Yani sağcısıyla, solcusuyla, Marxistiyle, kapitalisti, emperyalistiyle topyekün yapılan bilinçli
ya da bilinçsiz bu küreselleşme adını taktıkları kutuplaşma zincirinin halkası olan buna
zemin ve lideri reddederek zihnimin tutsaklığını kırıyorum ve kendimi özgürleştirecek en
büyük adımımı atıyorum. Her bir bireyin kendi özgürlük zaferiyle yenileceğine inandığım
bu küreselleşme ve kapitalizmin panzehiri her bireyin kendi renginde kalıp kendisini toplumun tadından, zevkinden,
kurum ve kurallarından, öngördüğü aşklarından, inançlarından ve dininden uzaklaştırabildiği
kadar kendisine yaklaşabilecektir. Aksi halde hepimiz şizofren ruhlarız. Yani kişilik (şizo), yarılması
(fren) ve hepimiz şizofrenken gerçekte kendi kalıp kişilik yarılmasına uğramayan güçlü ruhları
hasta, şizofren ilan etme yanlışından çıkamayacağız.
Ve sevdiğim artık o yalan
güzelliklere bakıp gülen gözlerim yok benim. Arık o gerçekleri gören şaşkın, donuk gözlerin anlamlı
coşkusu var bakışlarımda. Aramızdaki o yalan, sahte köprüleri bir bir yıkıyorum şimdi.
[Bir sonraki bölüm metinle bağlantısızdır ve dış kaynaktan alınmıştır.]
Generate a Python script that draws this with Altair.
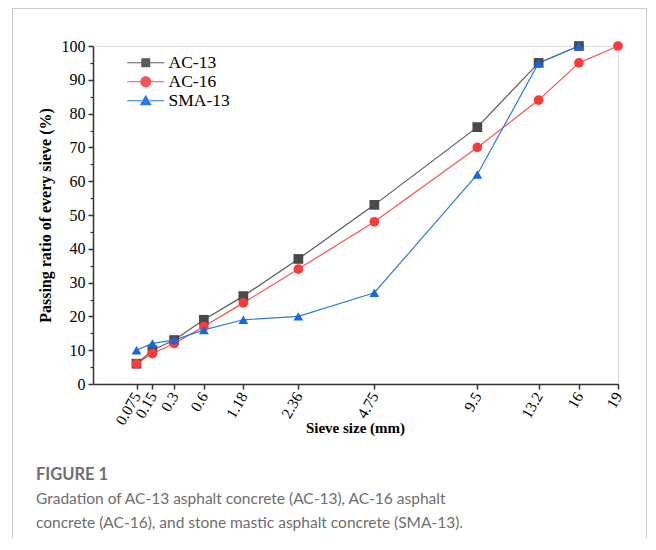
import altair as alt
import pandas as pd

# ---- data ----
sieve = [0.075, 0.15, 0.3, 0.6, 1.18, 2.36, 4.75, 9.5, 13.2, 16, 19]
ac13 = [6, 10, 13, 19, 26, 37, 53, 76, 95, 100, None]
ac16 = [6, 9, 12, 17, 24, 34, 48, 70, 84, 95, 100]
sma13 = [10, 12, 13, 16, 19, 20, 27, 62, 95, 100, None]
series = ["AC-13", "AC-16", "SMA-13"]
y_ticks = list(range(0, 101, 10))
y_minor = list(range(5, 100, 10))
caption_head = "FIGURE 1"
caption_lines = [
    "Gradation of AC-13 asphalt concrete (AC-13), AC-16 asphalt",
    "concrete (AC-16), and stone mastic asphalt concrete (SMA-13).",
]

# ---- styles ----
marker_colors = ["#4a4a4a", "#fb3b3b", "#1569e0"]
line_colors = ["#5a5a5a", "#ff5050", "#2a7ae6"]
shapes = ["square", "circle", "triangle-up"]
seg = "M-3.7,-0.12H-0.8V0.12H-3.7ZM0.8,-0.12H3.7V0.12H0.8Z"
legend_paths = [
    seg + "M-0.9,-0.9H0.9V0.9H-0.9Z",
    seg + "M-1.1,0A1.1,1.1,0,1,1,1.1,0A1.1,1.1,0,1,1,-1.1,0Z",
    seg + "M0,-1.2L1.2,0.9H-1.2Z",
]

rows = []
for name, vals in zip(series, [ac13, ac16, sma13]):
    for s, v in zip(sieve, vals):
        if v is not None:
            rows.append({"sieve": s, "pass": v, "series": name})
df = pd.DataFrame(rows)

serif = "Liberation Serif"
xscale = alt.Scale(type="pow", exponent=0.45, domain=[0, 19], nice=False, zero=True)
yscale = alt.Scale(domain=[0, 100], nice=False)

x_axis = alt.Axis(
    values=sieve, format=".4~g", grid=False, labelAngle=300, labelAlign="right",
    labelBaseline="middle",
    labelFont=serif, labelFontSize=15.5, labelColor="black", labelPadding=4,
    labelOverlap=False, labelFlush=False,
    tickSize=5, tickColor="#333", tickWidth=1.5, domainColor="#333", domainWidth=1.5,
    title="Sieve size (mm)", titleFont=serif, titleFontSize=15, titleFontWeight="bold",
    titleColor="black", titleX=262, titleY=48, titleBaseline="alphabetic", titleAlign="center",
)
y_axis = alt.Axis(
    values=y_ticks, grid=False, labelFont=serif, labelFontSize=16, labelColor="black",
    labelPadding=3, tickSize=5, tickColor="#333", tickWidth=1.5, domainColor="#333",
    domainWidth=1.5, orient="left",
    title="Passing ratio of every sieve (%)", titleFont=serif, titleFontSize=16,
    titleFontWeight="bold", titleColor="black", titleAngle=270, titleBaseline="middle",
    titleAlign="center", titleX=-48, titleY=169,
)
y_minor_axis = alt.Axis(
    values=y_minor, grid=False, labels=False, domain=False, tickSize=3,
    tickColor="#333", tickWidth=1.2, title=None, orient="left",
)

color_scale = alt.Scale(domain=series, range=line_colors)
mcolor_scale = alt.Scale(domain=series, range=marker_colors)

base = alt.Chart(df)

lines = base.mark_line(strokeWidth=1.2).encode(
    x=alt.X("sieve:Q", scale=xscale, axis=x_axis),
    y=alt.Y("pass:Q", scale=yscale, axis=y_axis),
    color=alt.Color("series:N", scale=color_scale, legend=None),
    detail="series:N",
)

points = base.mark_point(filled=True, opacity=1, size=95).encode(
    x=alt.X("sieve:Q", scale=xscale, axis=x_axis),
    y=alt.Y("pass:Q", scale=yscale, axis=None),
    fill=alt.Fill("series:N", scale=mcolor_scale, legend=None),
    shape=alt.Shape("series:N", scale=alt.Scale(domain=series, range=shapes), legend=None),
)

leg = alt.Legend(
    orient="none", legendX=44, legendY=8, title=None, labelFont=serif, labelFontSize=17.5,
    labelColor="black", symbolSize=100, symbolStrokeWidth=0, rowPadding=0,
    labelOffset=14, padding=0,
)

legend_layer = base.transform_filter("false").mark_point(filled=True, opacity=1, strokeWidth=0).encode(
    x=alt.X("sieve:Q", scale=xscale, axis=x_axis),
    y=alt.Y("pass:Q", scale=yscale, axis=y_minor_axis),
    color=alt.Color("series:N", scale=alt.Scale(domain=series, range=line_colors), legend=leg),
    shape=alt.Shape("series:N", scale=alt.Scale(domain=series, range=legend_paths), legend=leg),
)

one = alt.Data(values=[{"k": 1}])
frame_color = "#cccccc"
frame_left = alt.Chart(one).mark_rule(color=frame_color, strokeWidth=1).encode(
    x=alt.value(-80.5), y=alt.value(-38), y2=alt.value(520))
frame_right = alt.Chart(one).mark_rule(color=frame_color, strokeWidth=1).encode(
    x=alt.value(553.5), y=alt.value(-38), y2=alt.value(520))
frame_top = alt.Chart(one).mark_rule(color=frame_color, strokeWidth=1).encode(
    x=alt.value(-80.5), x2=alt.value(553.5), y=alt.value(-37.5))

cap_font = "Lato"
cap_color = "#6e6e6e"
cap_size = 15.5
head = alt.Chart(one).mark_text(font=cap_font, fontSize=cap_size + 1, fontWeight="bold", color=cap_color,
                                align="left", baseline="alphabetic").encode(
    x=alt.value(-57), y=alt.value(434), text=alt.value(caption_head))
cap1 = alt.Chart(one).mark_text(font=cap_font, fontSize=cap_size, color=cap_color,
                                align="left", baseline="alphabetic").encode(
    x=alt.value(-57), y=alt.value(458), text=alt.value(caption_lines[0]))
cap2 = alt.Chart(one).mark_text(font=cap_font, fontSize=cap_size, color=cap_color,
                                align="left", baseline="alphabetic").encode(
    x=alt.value(-57), y=alt.value(482), text=alt.value(caption_lines[1]))

chart = alt.layer(
    lines, points, legend_layer, frame_left, frame_right, frame_top, head, cap1, cap2
).resolve_scale(
    shape="independent", fill="independent", color="independent"
).resolve_axis(
    y="independent"
).properties(
    width=525, height=338,
    autosize=alt.AutoSizeParams(type="none"),
    padding={"left": 85, "top": 38, "right": 29, "bottom": 154},
).configure_view(stroke=None).configure(background="white")

chart.save("out.html", embed_options={"renderer": "svg", "actions": False})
Ve o derin uçurumların ürpertisi, güçlülüğü ve gerçekliğindeyim. Sana gelmek için uçurumlardan her gün atlayıp
tüm o sahtelikleri yok eden ben. Ki o sahte köprülerse beni sana getiren, nasıl onları yok edebildiysem. Varsa eğer
bende de tek bir zerre sahtelik bu uçurumlardan aşağı çakıldığımda sadece o sahteliklerin
yok olup sana özümle sadece gerçek ben ve yanımdaki gerçek aşkımla gelebilmek için....
Ve dirilip sana seslendiğimde ;
Gözlerimden ruhuma, gördüğüm güzellik
yürür
Çatlamış toprağa yürüyen su
gibi
Öfke ve inanç dolu insanların meydanlara
yürümesi
gibi
Bir bebeğin ilk adımları gibi
Bir yağmurda,
Orman sığınağının
koridorunda atılan
Toprak kokulu,
Hışırtı duyulu
Voltalarım gibi.....
Bir şeylere yetişmek için atılan
hızlı adımlardaki gibi.
Ve sevdiğim; sen her şeydeyken seni
arayan sana koşturan
An’ımın en güzel yarınlarıma
yürümesi gibi....
Kurtuluşum sendedir. Ya tutsaklığı
kabul et; biraz ekmek, biraz su, biraz aşk...ya da özgürlüğünü ilân et. Kurtuluş içinse ya tutsak halklar gibi
tanrıdan bir lider, kurtarıcı, peygamber göndermesi için dua ederek bir ömür geçir. Ya da içinde, ruhunun derinliklerindeki
Zerdüşt’ün buyurmasına bir kez izin ver.